2023年から空き家対策特別措置法の改正に関する動きが出ています。少子高齢化とともに進む空き家の増加に対して、政府はどう対応していくのでしょうか。

郊外の空き家対策と効果についてお聞きしました。

 

空き家対策特別措置法改正案が成立?

ーそもそも空き家対策特別措置法とはどのような法律なのでしょうか?

空き家対策特別措置法とは、空き家の再利用や処分を積極的に行うための法律を指します。2015年に施行された法律で、あまり実効性がなかったため法改正の動きが出ています。

 

実態と異なる法律

ー今回の法改正ではどういった内容が組み込まれるのでしょうか?

①活用促進区域を市町村が決定すること、②建て替え規制の緩和、③管理不全物件の固定資産税優遇解除の3点が追加されます。

もちろん法改正をするに越したことはないと思いますが、根本的な問題に対して解決できていないため実効性は低いでしょう。

 

ー根本的な問題とは?

根本的な問題は2つあります。1つは空き家活用制度を設けたところで、空き家を積極的に活用する人がいないと話にならないということです。空き家をリノベーションして賃貸として打ち出したり何らかのお店を出したり…といったように、空き家活用に関する何らかのモチベーションがないと、空き家活用の動きは生まれないでしょう。

2点目に、どれだけ空き家活用に力を入れたところで新築の優遇を辞めなければ空き家の増加は止まりません。

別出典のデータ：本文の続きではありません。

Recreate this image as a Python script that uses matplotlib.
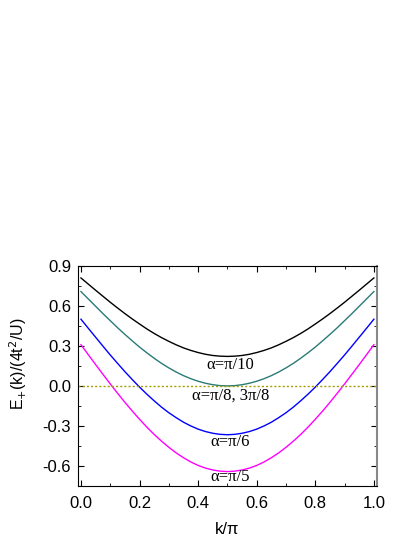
import matplotlib.pyplot as plt
from matplotlib.ticker import MultipleLocator

k = [0.0, 0.025, 0.05, 0.075, 0.1, 0.125, 0.15, 0.175, 0.2, 0.225, 0.25,
     0.275, 0.3, 0.325, 0.35, 0.375, 0.4, 0.425, 0.45, 0.475, 0.5,
     0.525, 0.55, 0.575, 0.6, 0.625, 0.65, 0.675, 0.7, 0.725, 0.75,
     0.775, 0.8, 0.825, 0.85, 0.875, 0.9, 0.925, 0.95, 0.975, 1.0]

e_pi10 = [0.809, 0.763, 0.717, 0.672, 0.627, 0.584, 0.542, 0.502, 0.464, 0.427, 0.393,
          0.362, 0.334, 0.308, 0.285, 0.266, 0.250, 0.237, 0.228, 0.223, 0.221,
          0.223, 0.228, 0.237, 0.250, 0.266, 0.285, 0.308, 0.334, 0.362, 0.393,
          0.427, 0.464, 0.502, 0.542, 0.584, 0.627, 0.672, 0.717, 0.763, 0.809]
e_pi8 = [0.707, 0.652, 0.597, 0.542, 0.489, 0.436, 0.386, 0.338, 0.291, 0.248, 0.207,
         0.169, 0.135, 0.104, 0.077, 0.054, 0.035, 0.020, 0.009, 0.002, 0.0,
         0.002, 0.009, 0.020, 0.035, 0.054, 0.077, 0.104, 0.135, 0.169, 0.207,
         0.248, 0.291, 0.338, 0.386, 0.436, 0.489, 0.542, 0.597, 0.652, 0.707]
e_pi6 = [0.5, 0.432, 0.365, 0.298, 0.232, 0.169, 0.107, 0.048, -0.009, -0.062, -0.112,
         -0.159, -0.201, -0.238, -0.272, -0.300, -0.324, -0.342, -0.355, -0.363, -0.366,
         -0.363, -0.355, -0.342, -0.324, -0.300, -0.272, -0.238, -0.201, -0.159, -0.112,
         -0.062, -0.009, 0.048, 0.107, 0.169, 0.232, 0.298, 0.365, 0.432, 0.5]
e_pi5 = [0.309, 0.234, 0.160, 0.087, 0.015, -0.055, -0.123, -0.188, -0.250, -0.309, -0.364,
         -0.414, -0.460, -0.502, -0.538, -0.570, -0.596, -0.616, -0.630, -0.639, -0.642,
         -0.639, -0.630, -0.616, -0.596, -0.570, -0.538, -0.502, -0.460, -0.414, -0.364,
         -0.309, -0.250, -0.188, -0.123, -0.055, 0.015, 0.087, 0.160, 0.234, 0.309]

labels = ["\u03b1=\u03c0/10", "\u03b1=\u03c0/8, 3\u03c0/8", "\u03b1=\u03c0/6", "\u03b1=\u03c0/5"]
label_pos = [(0.51, 0.155), (0.51, -0.07), (0.51, -0.42), (0.51, -0.685)]

fig = plt.figure(figsize=(4.15, 5.37), dpi=100)
ax = fig.add_axes([0.188, 0.095, 0.720, 0.41])

ax.plot(k, e_pi10, color="black", lw=1)
ax.plot(k, e_pi8, color="#2a7a78", lw=1)
ax.plot(k, e_pi6, color="blue", lw=1)
ax.plot(k, e_pi5, color="magenta", lw=1)
ax.axhline(0, color="#a0a000", lw=1, ls=(0, (1.5, 1.5)))

for txt, (x, y) in zip(labels, label_pos):
    ax.text(x, y, txt, ha="center", va="center", fontsize=12,
            family="Liberation Serif")

ax.set_xlim(-0.01, 1.01)
ax.set_ylim(-0.75, 0.9)
ax.xaxis.set_major_locator(MultipleLocator(0.2))
ax.xaxis.set_minor_locator(MultipleLocator(0.1))
ax.yaxis.set_major_locator(MultipleLocator(0.3))
ax.yaxis.set_minor_locator(MultipleLocator(0.15))
ax.xaxis.set_major_formatter(plt.FormatStrFormatter("%.1f"))
ax.yaxis.set_major_formatter(plt.FormatStrFormatter("%.1f"))
ax.tick_params(which="both", direction="in", top=True, right=True,
               labelsize=12, labelfontfamily="Liberation Sans")
ax.tick_params(which="major", length=4)
ax.tick_params(which="minor", length=2.5)
ax.tick_params(axis="x", pad=7)
ax.tick_params(axis="y", pad=5)
ax.spines["right"].set_color("#888888")
ax.spines["right"].set_linewidth(1.5)

ax.set_xlabel("k/\u03c0", fontsize=12, family="Liberation Sans")
ax.xaxis.set_label_coords(0.5, -0.165)
ax.set_ylabel("E$_{+}$(k)/(4t$^{2}$/U)", fontsize=11.5, family="Liberation Sans")
ax.yaxis.set_label_coords(-0.165, 0.555)

fig.savefig("out.png", dpi=100)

自治体ごとに都市計画の仕方を見直すなどといった、抜本的な解決策が求められます。

 

効果のある空き家対策とは

ー効果のある空き家対策はどういったものだと考えますか?

どの地域にどんな建物が建てられるかという「用途地域」は自治体で管理している一方、住宅の戸数に関しては自治体が体系的に管理できているわけではありません。住宅の戸数や都市計画に関しては自治体に責任と権限を任せるという対策をしないと、根本的な解決にならないでしょう。

 

まとめ

今回は、2023年の住宅市場について長嶋さんにお話しいただきました。金利の微増に関する影響や住宅価格の動向などを、プロの目線から学べましたね。

住宅購入の際は、世の中の流れを把握することが大切です。トレンドに目を向けながら、かしこく家づくりを進めていきましょう!